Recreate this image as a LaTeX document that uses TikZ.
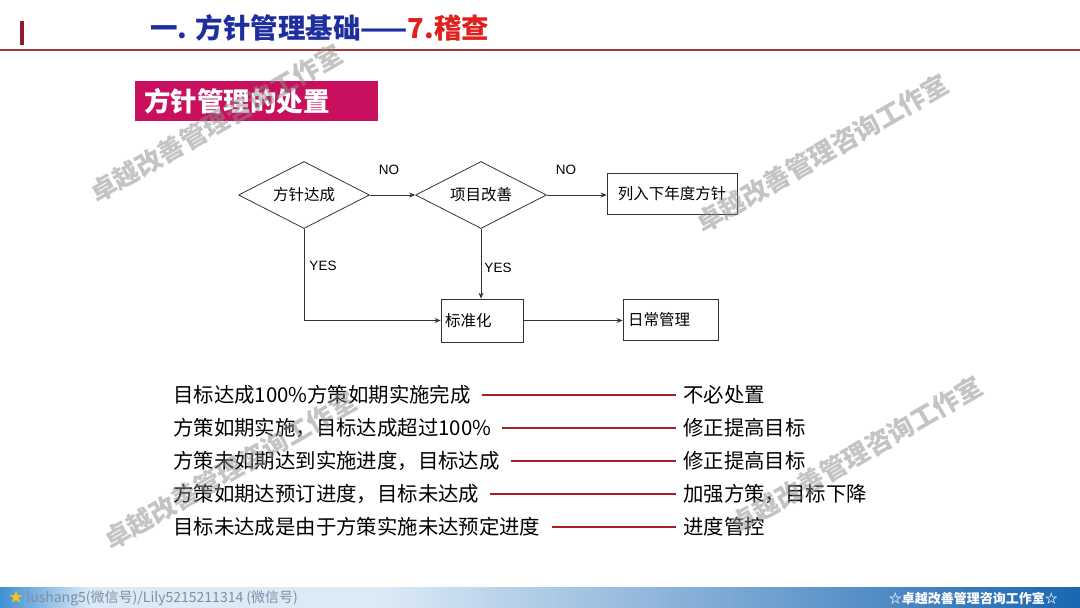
\documentclass[tikz,border=0pt]{standalone}
\usepackage{fontspec}
\setmainfont{Noto Sans CJK SC}
\newfontfamily\latinfont{Liberation Sans}
\usetikzlibrary{shapes.geometric,arrows.meta}
\definecolor{titleblue}{HTML}{1F2E9E}
\definecolor{titlered}{HTML}{E0201E}
\definecolor{barred}{HTML}{8E1B2A}
\definecolor{rulered}{HTML}{9E3A3A}
\definecolor{pinkc}{HTML}{C8105E}
\definecolor{listred}{HTML}{A31F24}
\definecolor{flowgray}{HTML}{333333}
\definecolor{footA}{HTML}{3F8FD3}
\definecolor{footB}{HTML}{DCEAF6}
\definecolor{footC}{HTML}{1966B2}
\definecolor{foottext}{HTML}{7A8FA6}
\definecolor{wmgray}{HTML}{8A8A8A}
\tikzset{
  dia/.style={diamond, draw=flowgray, line width=0.8pt, aspect=2, inner sep=0pt,
    minimum width=131pt, minimum height=67pt, font=\fontsize{15.5}{17}\selectfont},
  fbox/.style={rectangle, draw=flowgray, line width=0.8pt, inner sep=0pt,
    font=\fontsize{15.5}{17}\selectfont},
  arr/.style={draw=flowgray, line width=0.8pt, -{Stealth[length=6pt,width=5pt]}},
  yn/.style={font=\latinfont\fontsize{13.5}{15}\selectfont, text=black, inner sep=0pt},
  ltxt/.style={anchor=west, inner sep=2pt, font=\fontsize{20.4}{22}\selectfont, text=black},
  rline/.style={draw=listred, line width=2.5pt, shorten <=9pt, shorten >=5pt},
  wm/.style={rotate=30, text=wmgray, opacity=0.5, font=\bfseries\fontsize{26}{28}\selectfont}
}
\begin{document}
\begin{tikzpicture}[x=1pt,y=-1pt]
\useasboundingbox (0,0) rectangle (1080,608);
\fill[white] (0,0) rectangle (1080,608);

% header
\fill[barred] (20,21) rectangle (24,45);
\draw[rulered, line width=1.2pt] (0,50) -- (1080,50);
\node[anchor=west, inner sep=0pt, font=\bfseries\fontsize{27.5}{29}\selectfont] (title) at (150,28)
  {\textcolor{titleblue}{一. 方针管理基础——}\textcolor{titlered}{7.稽查}};

% section box
\node[anchor=north west, fill=pinkc, minimum width=243pt, minimum height=40pt,
  inner xsep=9pt, inner ysep=0pt, text width=225pt, align=left, text=white,
  font=\bfseries\fontsize{26.5}{27}\selectfont] (sec) at (135,81) {方针管理的处置};

% flowchart
\node[dia] (d1) at (304,195) {方针达成};
\node[dia] (d2) at (481,195) {项目改善};
\node[fbox, minimum width=130pt, minimum height=41pt] (next) at (672,193.5) {列入下年度方针};
\node[fbox, minimum width=82pt, minimum height=43pt, text width=74pt, inner xsep=4pt, align=left] (std) at (482,320.5) {标准化};
\node[fbox, minimum width=95pt, minimum height=41pt, text width=85pt, inner xsep=5pt, align=left] (daily) at (670.5,320) {日常管理};

\draw[arr] (d1.east) -- (d2.west);
\draw[arr] (d2.east) -- (d2.east -| next.west);
\draw[arr] (d1.south) |- (std.west);
\draw[arr] (d2.south) -- (d2.south |- std.north);
\draw[arr] (std.east) -- (std.east -| daily.west);

\node[yn] (no1) at (389,170) {NO};
\node[yn] (no2) at (566,170) {NO};
\node[yn] (yes1) at (323,266) {YES};
\node[yn] (yes2) at (498,268) {YES};

% list
\node[ltxt] (l1) at (171,395) {目标达成100\%方策如期实施完成};
\node[ltxt] (l2) at (171,428) {方策如期实施，目标达成超过100\%};
\node[ltxt] (l3) at (171,461) {方策未如期达到实施进度，目标达成};
\node[ltxt] (l4) at (171,494) {方策如期达预订进度，目标未达成};
\node[ltxt] (l5) at (171,527) {目标未达成是由于方策实施未达预定进度};
\node[ltxt] (r1) at (681,395) {不必处置};
\node[ltxt] (r2) at (681,428) {修正提高目标};
\node[ltxt] (r3) at (681,461) {修正提高目标};
\node[ltxt] (r4) at (681,494) {加强方策，目标下降};
\node[ltxt] (r5) at (681,527) {进度管控};
\foreach \i in {1,...,5} {
  \draw[rline] (l\i.east) -- (l\i.east -| r\i.west);
}

% footer
\shade[left color=footA, right color=footB] (0,587) rectangle (90,608);
\fill[footB] (89.5,587) rectangle (380.5,608);
\shade[left color=footB, right color=footC] (380,587) rectangle (1080,608);
\node[anchor=west, inner sep=0pt, text=foottext, font=\fontsize{14}{15}\selectfont] (fl) at (9,598)
  {\textcolor{yellow!60!orange}{★} lushang5(微信号)/Lily5215211314 (微信号)};
\node[anchor=east, inner sep=0pt, text=white, font=\bfseries\fontsize{13}{14}\selectfont] (fr) at (1058,598)
  {☆卓越改善管理咨询工作室☆};

% watermarks
\node[wm] (w1) at (216,123) {卓越改善管理咨询工作室};
\node[wm] (w2) at (822,153) {卓越改善管理咨询工作室};
\node[wm] (w3) at (230,470) {卓越改善管理咨询工作室};
\node[wm] (w4) at (856,455) {卓越改善管理咨询工作室};
\end{tikzpicture}
\end{document}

-------------------------

- GOAL
From the data above, write out everything exactly except the pictures.

- ANSWER TO THE PROBLEM
Recreate this image as a LaTeX document that uses TikZ.
\documentclass[tikz,border=0pt]{standalone}
\usepackage{fontspec}
\setmainfont{Noto Sans CJK SC}
\newfontfamily\latinfont{Liberation Sans}
\usetikzlibrary{shapes.geometric,arrows.meta}
\definecolor{titleblue}{HTML}{1F2E9E}
\definecolor{titlered}{HTML}{E0201E}
\definecolor{barred}{HTML}{8E1B2A}
\definecolor{rulered}{HTML}{9E3A3A}
\definecolor{pinkc}{HTML}{C8105E}
\definecolor{listred}{HTML}{A31F24}
\definecolor{flowgray}{HTML}{333333}
\definecolor{footA}{HTML}{3F8FD3}
\definecolor{footB}{HTML}{DCEAF6}
\definecolor{footC}{HTML}{1966B2}
\definecolor{foottext}{HTML}{7A8FA6}
\definecolor{wmgray}{HTML}{8A8A8A}
\tikzset{
  dia/.style={diamond, draw=flowgray, line width=0.8pt, aspect=2, inner sep=0pt,
    minimum width=131pt, minimum height=67pt, font=\fontsize{15.5}{17}\selectfont},
  fbox/.style={rectangle, draw=flowgray, line width=0.8pt, inner sep=0pt,
    font=\fontsize{15.5}{17}\selectfont},
  arr/.style={draw=flowgray, line width=0.8pt, -{Stealth[length=6pt,width=5pt]}},
  yn/.style={font=\latinfont\fontsize{13.5}{15}\selectfont, text=black, inner sep=0pt},
  ltxt/.style={anchor=west, inner sep=2pt, font=\fontsize{20.4}{22}\selectfont, text=black},
  rline/.style={draw=listred, line width=2.5pt, shorten <=9pt, shorten >=5pt},
  wm/.style={rotate=30, text=wmgray, opacity=0.5, font=\bfseries\fontsize{26}{28}\selectfont}
}
\begin{document}
\begin{tikzpicture}[x=1pt,y=-1pt]
\useasboundingbox (0,0) rectangle (1080,608);
\fill[white] (0,0) rectangle (1080,608);

% header
\fill[barred] (20,21) rectangle (24,45);
\draw[rulered, line width=1.2pt] (0,50) -- (1080,50);
\node[anchor=west, inner sep=0pt, font=\bfseries\fontsize{27.5}{29}\selectfont] (title) at (150,28)
  {\textcolor{titleblue}{一. 方针管理基础——}\textcolor{titlered}{7.稽查}};

% section box
\node[anchor=north west, fill=pinkc, minimum width=243pt, minimum height=40pt,
  inner xsep=9pt, inner ysep=0pt, text width=225pt, align=left, text=white,
  font=\bfseries\fontsize{26.5}{27}\selectfont] (sec) at (135,81) {方针管理的处置};

% flowchart
\node[dia] (d1) at (304,195) {方针达成};
\node[dia] (d2) at (481,195) {项目改善};
\node[fbox, minimum width=130pt, minimum height=41pt] (next) at (672,193.5) {列入下年度方针};
\node[fbox, minimum width=82pt, minimum height=43pt, text width=74pt, inner xsep=4pt, align=left] (std) at (482,320.5) {标准化};
\node[fbox, minimum width=95pt, minimum height=41pt, text width=85pt, inner xsep=5pt, align=left] (daily) at (670.5,320) {日常管理};

\draw[arr] (d1.east) -- (d2.west);
\draw[arr] (d2.east) -- (d2.east -| next.west);
\draw[arr] (d1.south) |- (std.west);
\draw[arr] (d2.south) -- (d2.south |- std.north);
\draw[arr] (std.east) -- (std.east -| daily.west);

\node[yn] (no1) at (389,170) {NO};
\node[yn] (no2) at (566,170) {NO};
\node[yn] (yes1) at (323,266) {YES};
\node[yn] (yes2) at (498,268) {YES};

% list
\node[ltxt] (l1) at (171,395) {目标达成100\%方策如期实施完成};
\node[ltxt] (l2) at (171,428) {方策如期实施，目标达成超过100\%};
\node[ltxt] (l3) at (171,461) {方策未如期达到实施进度，目标达成};
\node[ltxt] (l4) at (171,494) {方策如期达预订进度，目标未达成};
\node[ltxt] (l5) at (171,527) {目标未达成是由于方策实施未达预定进度};
\node[ltxt] (r1) at (681,395) {不必处置};
\node[ltxt] (r2) at (681,428) {修正提高目标};
\node[ltxt] (r3) at (681,461) {修正提高目标};
\node[ltxt] (r4) at (681,494) {加强方策，目标下降};
\node[ltxt] (r5) at (681,527) {进度管控};
\foreach \i in {1,...,5} {
  \draw[rline] (l\i.east) -- (l\i.east -| r\i.west);
}

% footer
\shade[left color=footA, right color=footB] (0,587) rectangle (90,608);
\fill[footB] (89.5,587) rectangle (380.5,608);
\shade[left color=footB, right color=footC] (380,587) rectangle (1080,608);
\node[anchor=west, inner sep=0pt, text=foottext, font=\fontsize{14}{15}\selectfont] (fl) at (9,598)
  {\textcolor{yellow!60!orange}{★} lushang5(微信号)/Lily5215211314 (微信号)};
\node[anchor=east, inner sep=0pt, text=white, font=\bfseries\fontsize{13}{14}\selectfont] (fr) at (1058,598)
  {☆卓越改善管理咨询工作室☆};

% watermarks
\node[wm] (w1) at (216,123) {卓越改善管理咨询工作室};
\node[wm] (w2) at (822,153) {卓越改善管理咨询工作室};
\node[wm] (w3) at (230,470) {卓越改善管理咨询工作室};
\node[wm] (w4) at (856,455) {卓越改善管理咨询工作室};
\end{tikzpicture}
\end{document}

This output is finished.